Kamu çalışanları ile özel sektör çalışanlarının buluşları iki açıdan farklılaşır:
i) Kamu çalışanının geliştirdiği buluşlar bakımından diğer kanuni düzenlemeler ile taraflarca akdedilen sözleşme hükümleri saklıdır. Bedele ilişkin hükümler saklı kalmak kaydıyla kamu kurum ve kuruluşları, çalışan buluşlarıyla ilgili özel düzenlemeler yapabilir. Üstelik bu düzenlemeler yönetmelik ve genelge gibi ikincil mevzuatla da gerçekleştirilebilir. Yine kamu kurum ve kuruluşu ile çalışan arasında akdedilecek sözleşmelerle de mevzuatın öngördüğü sistem değiştirilebilir. Buna karşılık bedele ilişkin düzenlemeler sadece yeni bir kanunla değiştirilebilir.

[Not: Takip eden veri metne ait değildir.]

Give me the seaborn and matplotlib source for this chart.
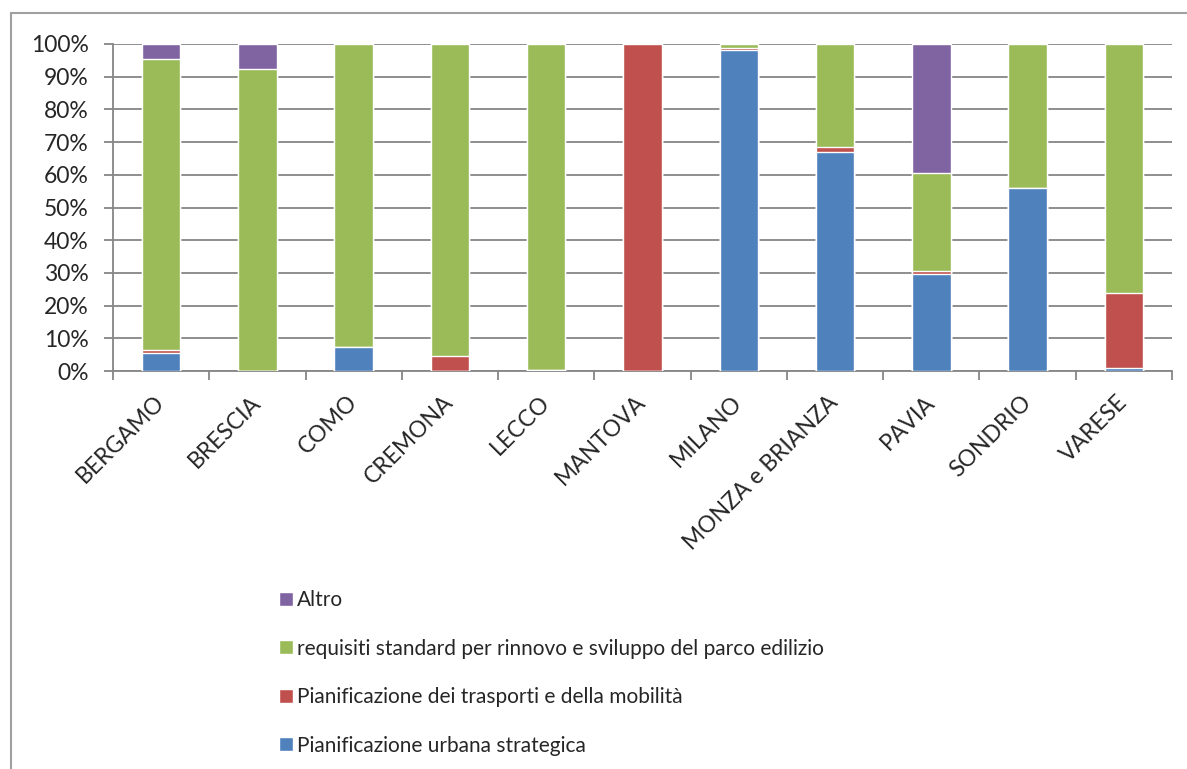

ii) Özel sektör çalışanı ile kamu çalışanına verilecek bedel tamamen farklıdır. Şöyle ki özel sektörde tam hak talep eden işveren, çalışanına makul bedel ödemek zorundadır. Teşvik ödülü adı altında net asgari ücretten az olmayan bir meblağı da ödeyecektir. Buna karşılık kamu kurum ve kuruluşları teşvik ödülü ödemez. Kamu çalışanına ödenecek makul bedel, buluştan elde edilen gelirin 1/3’ünden az olamaz. Böylece yasa koyucu kamu çalışanları bakımından makul bedel yerine, gelir paylaşımını kabul etmiştir. Demek ki gelir yoksa bedel de ödenmez. Eğer buluş konusu bizatihi kamu kurum veya kuruluşu tarafından kullanılıyorsa ödenecek bedel, bir defaya mahsus olmak üzere bedelin ödendiği ay için çalışana ödenen net maaşın on katından fazla olamaz.

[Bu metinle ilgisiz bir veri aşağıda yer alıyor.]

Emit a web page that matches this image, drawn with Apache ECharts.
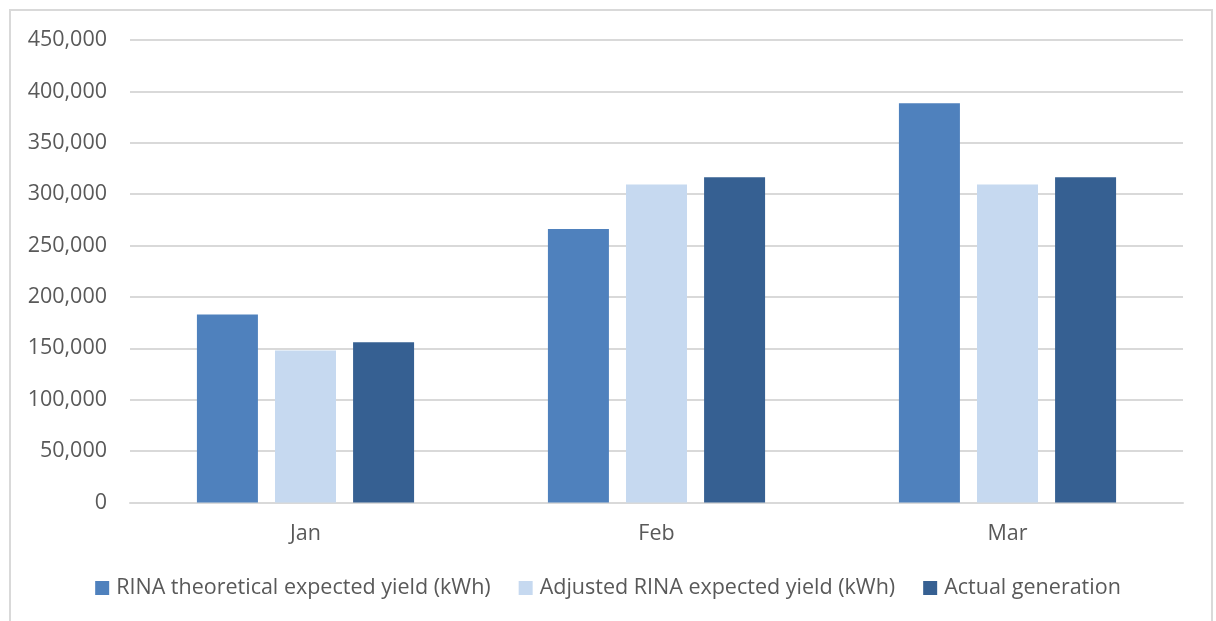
<!DOCTYPE html>
<html>
<head>
<meta charset="utf-8">
<script src="https://cdn.jsdelivr.net/npm/echarts@6/dist/echarts.min.js"></script>
<style>
html,body{margin:0;padding:0;background:#fff;}
#c{width:1216px;height:621px;}
</style>
</head>
<body>
<div id="c"></div>
<script>
var categories = ['Jan', 'Feb', 'Mar'];
var rinaTheoretical = [183000, 266000, 388500];
var adjustedRina = [148000, 309500, 309500];
var actualGeneration = [156000, 316500, 316500];
var seriesNames = ['RINA theoretical expected yield (kWh)', 'Adjusted RINA expected yield (kWh)', 'Actual generation'];
var seriesColors = ['#4f81bd', '#c6d9f0', '#366092'];

var chart = echarts.init(document.getElementById('c'));
var font = 'Open Sans';
function fmt(v){ return v.toLocaleString('en-US'); }
chart.setOption({
  animation: false,
  backgroundColor: '#ffffff',
  graphic: [{
    type: 'rect',
    shape: {x: 10, y: 10, width: 1202, height: 700},
    style: {fill: 'none', stroke: '#d9d9d9', lineWidth: 2},
    silent: true
  }],
  grid: {left: 130, right: 33, top: 40, bottom: 118.5},
  legend: {
    top: 572,
    left: 'center',
    itemWidth: 14,
    itemHeight: 14,
    itemGap: 28,
    icon: 'rect',
    textStyle: {color: '#595959', fontFamily: font, fontSize: 21.5, padding: [0, 0, 0, 2]},
    data: seriesNames
  },
  xAxis: {
    type: 'category',
    data: categories,
    axisLine: {lineStyle: {color: '#d9d9d9', width: 2}},
    axisTick: {show: false},
    axisLabel: {color: '#595959', fontFamily: font, fontSize: 21.5, margin: 20}
  },
  yAxis: {
    type: 'value',
    min: 0,
    max: 450000,
    interval: 50000,
    axisLine: {show: false},
    axisTick: {show: false},
    splitLine: {lineStyle: {color: '#d9d9d9', width: 2}},
    axisLabel: {color: '#595959', fontFamily: font, fontSize: 21.5, margin: 23, formatter: fmt}
  },
  series: [
    {name: seriesNames[0], type: 'bar', data: rinaTheoretical, barWidth: 61, barGap: '28%', itemStyle: {color: seriesColors[0]}},
    {name: seriesNames[1], type: 'bar', data: adjustedRina, barWidth: 61, barGap: '28%', itemStyle: {color: seriesColors[1]}},
    {name: seriesNames[2], type: 'bar', data: actualGeneration, barWidth: 61, barGap: '28%', itemStyle: {color: seriesColors[2]}}
  ]
});
</script>
</body>
</html>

Son olarak belirtelim ki kamu kurum ve kuruluşu ile çalışanı arasında buluşla ilgili yaşanabilecek ihtilaflar zorunlu tahkime tabidir. Aynen özel sektör çalışanı gibi bir kamu çalışanı, bağlı bulunduğu kamu kurum veya kuruluşunu tahkim mahkemesinde dava edebilir. Çalışanın istifa veya emeklilik gibi bir nedenle işten ayrılması bu sonucu değiştirmez.